When they have taken enough ease in the heat, the two men pass into a chamber where attendants ladle cold water over them from polished bronze bowls. From there, it is but a few steps to the alcoves from which Nicholas had heard the groans and cries emanating. He and de Lisle stretch out on stone plinths while the masseurs go to work, showing neither man much mercy.
Giving himself up to the unfamiliar mix of agony and ecstasy, Nicholas notices an attendant moving amongst the plinths. The man is dispensing oil from a clay jar to the masseurs. He moves with a strange lopsided gait.
‘See? That’s what can happen if you don’t have a rich family and a Fra Cyprien to call upon,’ says de Lisle, once again catching the focus of his guest’s gaze.
‘An accident?’
‘Castration,’ de Lisle says brutally. ‘Marcu is from Sicily. The poor fellow came here in payment of the devshirme. He was then unwise enough to attempt an escape.’
Nicholas gives de Lisle a blank look. ‘The devshirme – what is that?’
‘The blood-tax. Every year young men from the Christian coastal villages around the Mediterranean are given up by their families to the Moors. In return, the corsairs spare those same villages from destruction.
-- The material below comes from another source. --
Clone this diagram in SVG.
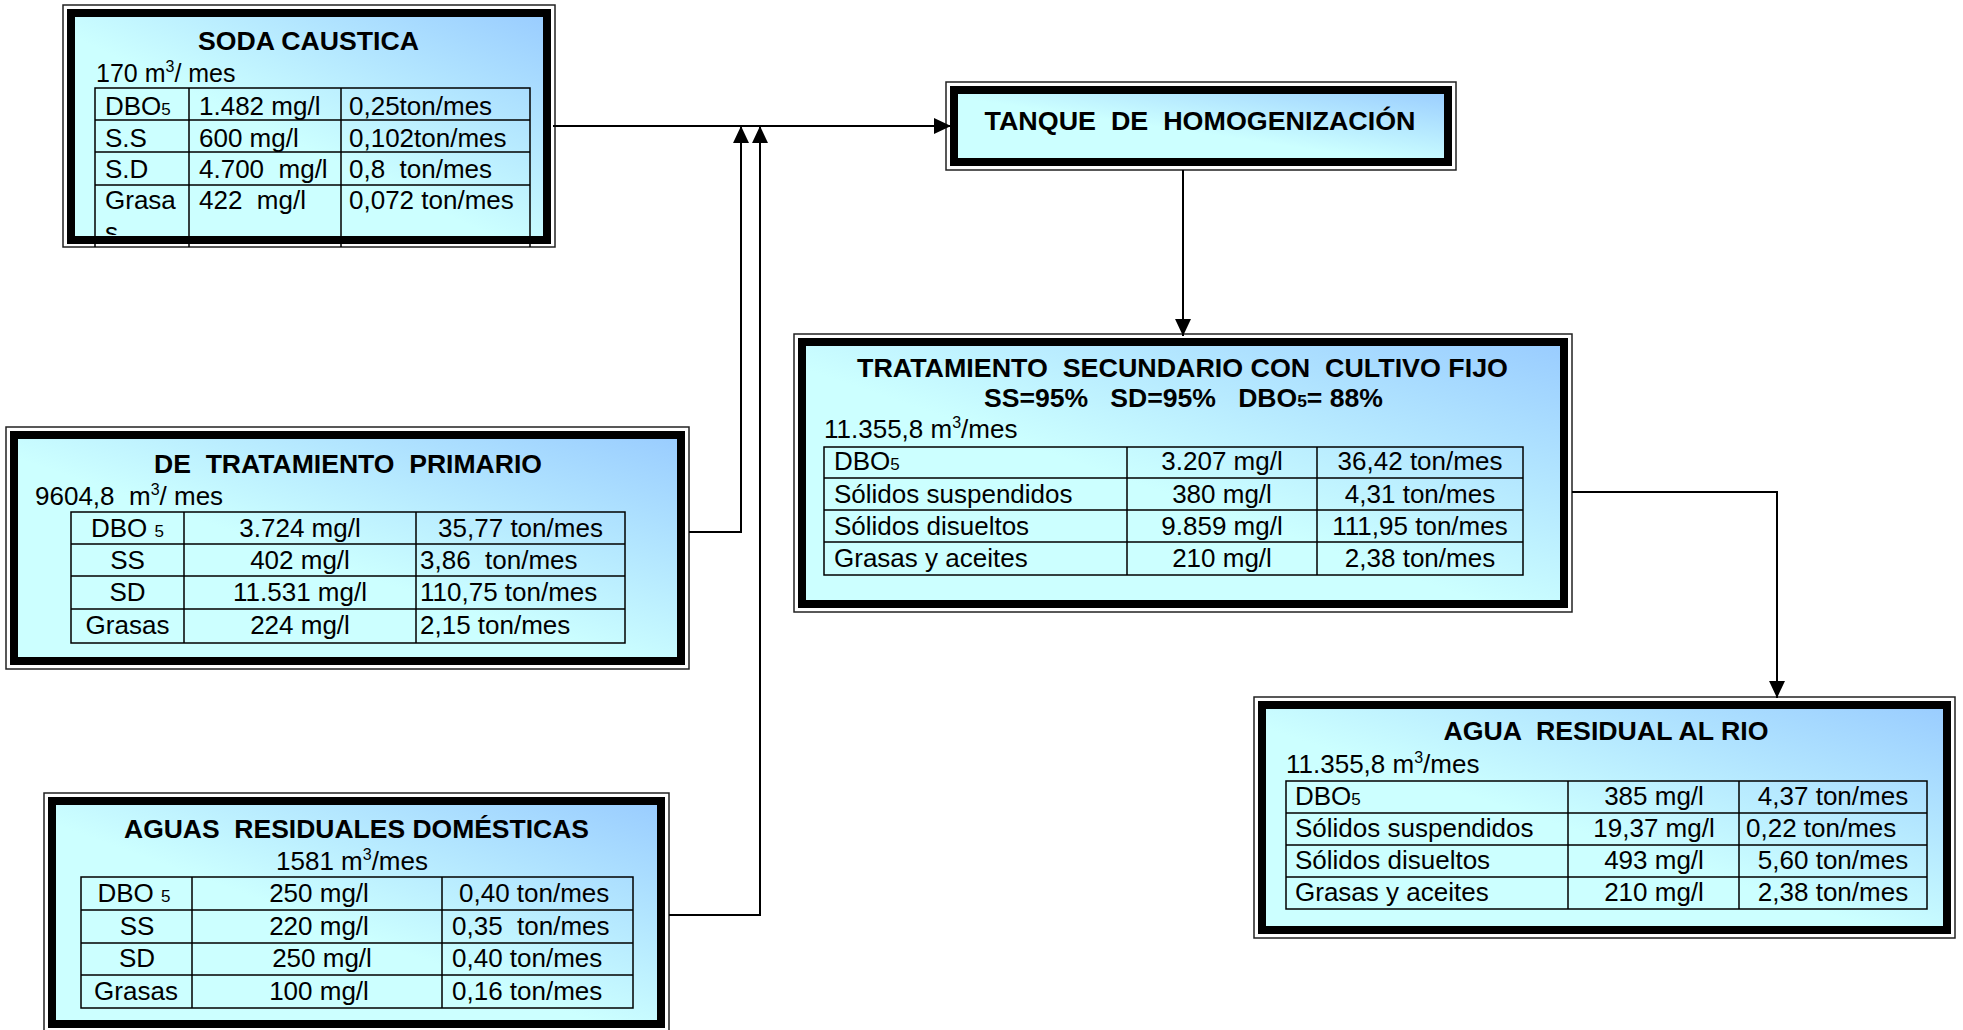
<svg xmlns="http://www.w3.org/2000/svg" width="1963" height="1030" viewBox="0 0 1963 1030">
<defs>
<linearGradient id="g" x1="1" y1="0" x2="0" y2="1">
<stop offset="0" stop-color="#99CCFF"/>
<stop offset="0.55" stop-color="#CCFFFF"/>
<stop offset="1" stop-color="#CCFFFF"/>
</linearGradient>
<marker id="arr" markerUnits="userSpaceOnUse" markerWidth="17" markerHeight="16" refX="16" refY="7.5" orient="auto" viewBox="0 0 16 15">
<path d="M0,0 L16,7.5 L0,15 Z" fill="#000"/>
</marker>
<clipPath id="clipA"><rect x="75" y="17" width="469" height="218"/></clipPath>
</defs>
<style>
.t{font-family:"Liberation Sans",Arial,Helvetica,sans-serif;font-size:26px;fill:#000;white-space:pre}
.b{font-weight:bold}
.m{text-anchor:middle}
.outer{fill:none;stroke:#222;stroke-width:1.5}
.band{fill:url(#g);stroke:#000;stroke-width:8}
.cell{fill:none;stroke:#000;stroke-width:1.5}
.conn{fill:none;stroke:#000;stroke-width:2}
</style>
<rect width="1963" height="1030" fill="#fff"/>

<g id="soda-caustica">
<rect class="outer" x="63" y="5" width="492" height="242"/>
<rect class="band" x="71" y="13" width="476" height="227"/>
<path class="cell" d="M95,247 V88 H530 V247 M95,120 H530 M95,152 H530 M95,185 H530 M189,88 V247 M341,88 V247"/>
<text class="t b m" x="308.5" y="50" textLength="221" lengthAdjust="spacingAndGlyphs">SODA CAUSTICA</text>
<text class="t" x="96" y="82" style="font-size:25px">170 m<tspan font-size="16" dy="-10">3</tspan><tspan dy="10">/ mes</tspan></text>
<text class="t" x="105" y="115">DBO<tspan font-size="17">5</tspan></text>
<text class="t" x="199" y="115">1.482 mg/l</text>
<text class="t" x="349" y="115">0,25ton/mes</text>
<text class="t" x="105" y="147">S.S</text>
<text class="t" x="199" y="147">600 mg/l</text>
<text class="t" x="349" y="147">0,102ton/mes</text>
<text class="t" x="105" y="178">S.D</text>
<text class="t" x="199" y="178">4.700  mg/l</text>
<text class="t" x="349" y="178">0,8  ton/mes</text>
<text class="t" x="105" y="209">Grasa</text>
<text class="t" x="105" y="241" clip-path="url(#clipA)">s</text>
<text class="t" x="199" y="209">422  mg/l</text>
<text class="t" x="349" y="209">0,072 ton/mes</text>
</g>

<g id="tratamiento-primario">
<rect class="outer" x="6" y="427" width="683" height="242"/>
<rect class="band" x="14" y="435" width="667" height="226"/>
<rect class="cell" x="71" y="512" width="554" height="131"/>
<path class="cell" d="M71,544 H625 M71,576 H625 M71,609 H625 M184,512 V643 M416,512 V643"/>
<text class="t b m" x="348" y="473" textLength="388" lengthAdjust="spacingAndGlyphs">DE  TRATAMIENTO  PRIMARIO</text>
<text class="t" x="35" y="505">9604,8  m<tspan font-size="16" dy="-10">3</tspan><tspan dy="10">/ mes</tspan></text>
<text class="t m" x="127.5" y="537">DBO <tspan font-size="17">5</tspan></text>
<text class="t m" x="300" y="537">3.724 mg/l</text>
<text class="t m" x="520.5" y="537">35,77 ton/mes</text>
<text class="t m" x="127.5" y="569">SS</text>
<text class="t m" x="300" y="569">402 mg/l</text>
<text class="t" x="420" y="569">3,86  ton/mes</text>
<text class="t m" x="127.5" y="601">SD</text>
<text class="t m" x="300" y="601">11.531 mg/l</text>
<text class="t" x="420" y="601">110,75 ton/mes</text>
<text class="t m" x="127.5" y="634">Grasas</text>
<text class="t m" x="300" y="634">224 mg/l</text>
<text class="t" x="420" y="634">2,15 ton/mes</text>
</g>

<g id="aguas-domesticas">
<rect class="outer" x="44" y="793" width="625" height="239"/>
<rect class="band" x="52" y="801" width="609" height="223"/>
<rect class="cell" x="81" y="877" width="552" height="131"/>
<path class="cell" d="M81,910 H633 M81,943 H633 M81,975 H633 M192,877 V1008 M442,877 V1008"/>
<text class="t b m" x="356.5" y="838" textLength="465" lengthAdjust="spacingAndGlyphs">AGUAS  RESIDUALES DOMÉSTICAS</text>
<text class="t m" x="352" y="870">1581 m<tspan font-size="16" dy="-10">3</tspan><tspan dy="10">/mes</tspan></text>
<text class="t m" x="134" y="902">DBO <tspan font-size="17">5</tspan></text>
<text class="t m" x="319" y="902">250 mg/l</text>
<text class="t" x="459" y="902">0,40 ton/mes</text>
<text class="t m" x="137" y="935">SS</text>
<text class="t m" x="319" y="935">220 mg/l</text>
<text class="t" x="452" y="935">0,35  ton/mes</text>
<text class="t m" x="137" y="967">SD</text>
<text class="t m" x="322" y="967">250 mg/l</text>
<text class="t" x="452" y="967">0,40 ton/mes</text>
<text class="t m" x="136" y="1000">Grasas</text>
<text class="t m" x="319" y="1000">100 mg/l</text>
<text class="t" x="452" y="1000">0,16 ton/mes</text>
</g>

<g id="tanque-homogenizacion">
<rect class="outer" x="946" y="82" width="510" height="88"/>
<rect class="band" x="954" y="90" width="494" height="72"/>
<text class="t b m" x="1200" y="130" textLength="431" lengthAdjust="spacingAndGlyphs">TANQUE  DE  HOMOGENIZACIÓN</text>
</g>

<g id="tratamiento-secundario">
<rect class="outer" x="794" y="334" width="778" height="278"/>
<rect class="band" x="802" y="342" width="762" height="262"/>
<rect class="cell" x="824" y="447" width="699" height="128"/>
<path class="cell" d="M824,478 H1523 M824,510 H1523 M824,542 H1523 M1127,447 V575 M1317,447 V575"/>
<text class="t b m" x="1182.5" y="377" textLength="651" lengthAdjust="spacingAndGlyphs">TRATAMIENTO  SECUNDARIO CON  CULTIVO FIJO</text>
<text class="t b m" x="1183.5" y="407" textLength="399" lengthAdjust="spacingAndGlyphs">SS=95%   SD=95%   DBO<tspan font-size="17">5</tspan>= 88%</text>
<text class="t" x="824" y="438">11.355,8 m<tspan font-size="16" dy="-10">3</tspan><tspan dy="10">/mes</tspan></text>
<text class="t" x="834" y="470">DBO<tspan font-size="17">5</tspan></text>
<text class="t m" x="1222" y="470">3.207 mg/l</text>
<text class="t m" x="1420" y="470">36,42 ton/mes</text>
<text class="t" x="834" y="503">Sólidos suspendidos</text>
<text class="t m" x="1222" y="503">380 mg/l</text>
<text class="t m" x="1420" y="503">4,31 ton/mes</text>
<text class="t" x="834" y="535">Sólidos disueltos</text>
<text class="t m" x="1222" y="535">9.859 mg/l</text>
<text class="t m" x="1420" y="535">111,95 ton/mes</text>
<text class="t" x="834" y="567">Grasas y aceites</text>
<text class="t m" x="1222" y="567">210 mg/l</text>
<text class="t m" x="1420" y="567">2,38 ton/mes</text>
</g>

<g id="agua-residual-rio">
<rect class="outer" x="1254" y="697" width="701" height="241"/>
<rect class="band" x="1262" y="705" width="685" height="225"/>
<rect class="cell" x="1286" y="781" width="641" height="128"/>
<path class="cell" d="M1286,813 H1927 M1286,845 H1927 M1286,877 H1927 M1568,781 V909 M1739,781 V909"/>
<text class="t b m" x="1606" y="740" textLength="325" lengthAdjust="spacingAndGlyphs">AGUA  RESIDUAL AL RIO</text>
<text class="t" x="1286" y="773">11.355,8 m<tspan font-size="16" dy="-10">3</tspan><tspan dy="10">/mes</tspan></text>
<text class="t" x="1295" y="805">DBO<tspan font-size="17">5</tspan></text>
<text class="t m" x="1654" y="805">385 mg/l</text>
<text class="t m" x="1833" y="805">4,37 ton/mes</text>
<text class="t" x="1295" y="837">Sólidos suspendidos</text>
<text class="t m" x="1654" y="837">19,37 mg/l</text>
<text class="t" x="1746" y="837">0,22 ton/mes</text>
<text class="t" x="1295" y="869">Sólidos disueltos</text>
<text class="t m" x="1654" y="869">493 mg/l</text>
<text class="t m" x="1833" y="869">5,60 ton/mes</text>
<text class="t" x="1295" y="901">Grasas y aceites</text>
<text class="t m" x="1654" y="901">210 mg/l</text>
<text class="t m" x="1833" y="901">2,38 ton/mes</text>
</g>

<g id="connectors">
<path class="conn" d="M553,126 H951" marker-end="url(#arr)"/>
<path class="conn" d="M689,532 H741 V126" marker-end="url(#arr)"/>
<path class="conn" d="M669,915 H760 V126" marker-end="url(#arr)"/>
<path class="conn" d="M1183,170 V336" marker-end="url(#arr)"/>
<path class="conn" d="M1572,492 H1777 V698" marker-end="url(#arr)"/>
</g>
</svg>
The boys have a simple choice: renounce their Christian faith, become a Mohammedan and serve the Moors as warriors – or die.’ A sad shake of the head. ‘Being poor, they have no need of a negotiator like Fra Cyprien. They have nothing with which to pay a ransom.’
‘It’s not much of a choice, this blood-tax,’ Nicholas says, suppressing a groan as the masseur harrows the flesh between his shoulders.
‘On the contra
ry. It can be a good life, better than the one they left behind. They are enlisted as janissaries – the sultan’s elite warriors. They are fed well. They have status. They can take their own slaves in conquest. All they have to do is forget that their immortal souls have been damned by apostasy.’
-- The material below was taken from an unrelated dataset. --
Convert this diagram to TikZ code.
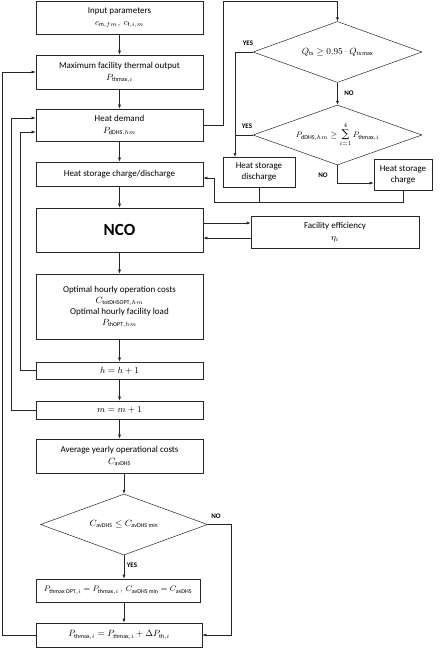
\documentclass[tikz,border=0pt]{standalone}
\usepackage{fontspec}
\setmainfont{Carlito}
\newfontfamily\symfont{DejaVu Serif}
\usetikzlibrary{shapes.geometric,arrows.meta}
\tikzset{
  blk/.style={draw=black!85, line width=0.6pt, minimum width=167pt, align=center, inner sep=1pt},
  dia/.style={draw=black!85, line width=0.5pt, diamond, aspect=2.8, inner sep=0pt, minimum width=169pt},
  ln/.style={draw=black!85, line width=0.5pt},
  arr/.style={ln, -{Latex[length=4pt,width=3pt]}},
  lbl/.style={font=\fontsize{7}{8}\selectfont\bfseries}
}
\newcommand{\sumop}{\mathop{\hbox{\symfont\fontsize{11}{11}\selectfont ∑}}\limits}
\begin{document}
\begin{tikzpicture} [x=1pt,y=-1pt,font=\fontsize{9}{11}\selectfont]
		\useasboundingbox (0,0) rectangle (445,648);
		\node [blk, minimum height=33pt] (inp) at (119.5,17.5) {Input parameters\\[1pt] $c_{\mathrm{m},fm},\ c_{\mathrm{f},i,m}$};
		\node [blk, minimum height=34pt] (pmax) at (119.5,72) {Maximum facility thermal output\\[1pt] $P_{\mathrm{thmax},i}$};
		\node [blk, minimum height=32pt] (dem) at (119.5,125) {Heat demand\\[1pt] $P_{\mathrm{dDHS},hm}$};
		\node [blk, minimum height=24pt] (hs) at (119.5,174) {Heat storage charge/discharge};
		\node [blk, minimum height=44pt, font=\fontsize{17}{19}\selectfont\bfseries] (nco) at (119.5,230) {NCO};
		\node [blk, minimum width=168pt, minimum height=32pt] (eff) at (335,232) {Facility efficiency\\[1pt] $\eta_i$};
		\node [blk, minimum height=65pt] (opt) at (119.5,306.5) {Optimal hourly operation costs\\ $C_{\mathrm{totDHSOPT},hm}$\\ Optimal hourly facility load\\ $P_{\mathrm{thOPT},hm}$};
		\node [blk, minimum height=17pt] (hh) at (119.5,370.5) {$h=h+1$};
		\node [blk, minimum height=18pt] (mm) at (119.5,410) {$m=m+1$};
		\node [blk, minimum height=34pt] (avg) at (119.5,456) {Average yearly operational costs\\[1pt] $C_{\mathrm{avDHS}}$};
		\node [dia, minimum width=167pt, minimum height=61pt] (cmp) at (124,524.5) {$C_{\mathrm{avDHS}}\leq C_{\mathrm{avDHS\,min}}$};
		\node [blk, minimum width=164pt, minimum height=23pt, font=\fontsize{8.5}{10}\selectfont] (popt) at (118,590.5) {$P_{\mathrm{thmax\,OPT},i}=P_{\mathrm{thmax},i}\,,\ C_{\mathrm{avDHS\,min}}=C_{\mathrm{avDHS}}$};
		\node [blk, minimum width=166pt, minimum height=24pt] (pinc) at (119,635) {$P_{\mathrm{thmax},i}=P_{\mathrm{thmax},i}+\Delta P_{\mathrm{th},i}$};
		\node [dia, minimum height=61pt] (qts) at (337.5,52) {$Q_{\mathrm{ts}}\geq 0{,}95\cdot Q_{\mathrm{ts\,max}}$};
		\node [dia, minimum height=60pt, font=\fontsize{8}{9}\selectfont] (psum) at (337.5,135) {$P_{\mathrm{dDHS},hm}\geq\sumop_{i=1}^{4}P_{\mathrm{thmax},i}$};
		\node [blk, minimum width=72pt, minimum height=30pt] (dis) at (259,172) {Heat storage\\ discharge};
		\node [blk, minimum width=58pt, minimum height=31pt] (chg) at (403,175) {Heat storage\\ charge};
		\node [lbl] (yes1) at (248,43) {YES};
		\node [lbl] (no1) at (349,93) {NO};
		\node [lbl] (yes2) at (247,126) {YES};
		\node [lbl] (no2) at (323,175) {NO};
		\node [lbl] (no3) at (216,516) {NO};
		\node [lbl] (yes3) at (132,565) {YES};
		\coordinate (ret) at (214,202);
		\coordinate (dsin) at (235,157);
		\draw [arr] (inp) -- (pmax);
		\draw [arr] (pmax) -- (dem);
		\draw [arr] (dem) -- (hs);
		\draw [arr] (hs) -- (nco);
		\draw [arr] (nco) -- (opt);
		\draw [arr] (opt) -- (hh);
		\draw [arr] (hh) -- (mm);
		\draw [arr] (mm) -- (avg);
		\draw [arr] (avg.south -| cmp.north) -- (cmp.north);
		\draw [arr] (cmp.south) -- (cmp.south |- popt.north);
		\draw [arr] (cmp.south |- popt.south) -- (cmp.south |- pinc.north);
		\draw [arr] (cmp.east) -- ++(23,0) |- (pinc.east);
		\draw [arr] (pinc.west) -- ++(-33,0) |- (pmax.west);
		\draw [arr] (mm.west) -- ++(-24,0) |- ([yshift=7pt]dem.west);
		\draw [arr] (hh.west) -- ++(-15,0) |- ([yshift=-7pt]dem.west);
		\draw [arr] (dem.east) -- ++(20,0) |- ([yshift=20pt]qts.north) -- (qts.north);
		\draw [arr] (qts) -- (psum);
		\draw [arr] (qts.west) -| (dsin);
		\draw [ln] (psum.west) -- (psum.west -| dsin);
		\draw [arr] (psum.south) |- ([yshift=-8pt]chg.west);
		\draw [arr] (chg.south) |- (ret) |- ([yshift=-4pt]hs.east);
		\draw [ln] (dis.south) -- (dis.south |- ret);
		\draw [arr] ([yshift=7pt]nco.east) -- ([yshift=7pt]nco.east -| eff.west);
		\draw [arr] ([yshift=-8pt]nco.east -| eff.west) -- ([yshift=-8pt]nco.east);
	\end{tikzpicture}
\end{document}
Nicholas glances again at the hobbling, butchered Marcu. ‘If someone was threatening to do that to me – or worse – then I might consider turning my back on the Almighty,’ he says. ‘Few of us have no limit to the courage in our hearts.’
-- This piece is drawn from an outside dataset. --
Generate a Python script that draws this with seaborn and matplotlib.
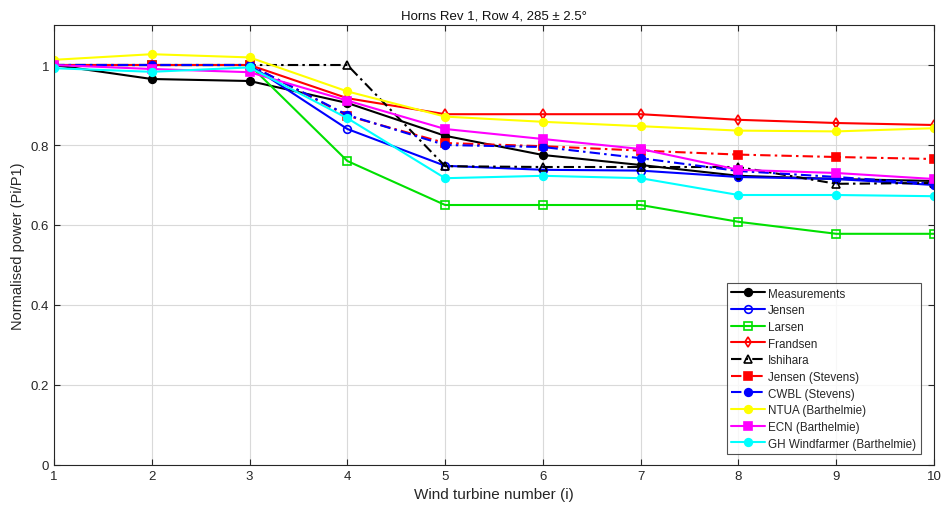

De Lisle turns his head and smiles. ‘Never fear, Dr Shelby. No one will ask us to pay the blood-tax. You and I, we are useful to powerful men. Best we keep it that way, eh?’
Nicholas’s education continues the following morning. It continues in much the same vein for almost a week. By day, he spends his time in the Bimaristan al-Mansur, with Arnoult de Lisle and Surgeon Wadoud as his guides. He tours the wards, which Surgeon Wadoud calls iwans, and speaks through the Frenchman to the patients. He visits the iwan where maladies of the eye are treated, and the ward reserved for women, though he is not permitted further than the delicately arched entrance. He sees where those who are sick of mind are cared for, and it is as unlike London’s Bedlam – where the mad dwell in a misery that is by no means confined to the spirit – as he can possibly imagine. When he lingers in the spacious gardens, watching the recuperating patients sitting in the shade of the orange trees while they recite passages from holy texts in gratitude for the wisdom that Allāh has revealed to his physicians, he cannot help wondering what old Baronsdale and the fellows of the College in London would make of it all.
Sometimes he catches Surgeon Wadoud glancing at him with cool interest, as though she cannot quite fathom the foreigner who has appeared in her domain. She seems disinclined to ask him about physic in his world. But then what would he tell her – that far from benefiting from a system like al-waqf, English hospitals have scarcely prospered since the queen’s late father threw down the monasteries and forced the sick to search for relief elsewhere? What could he offer her that would match the fabled Bimaristans of Damascus, Cairo and Baghdad, which she tells him have existed for almost a millennium?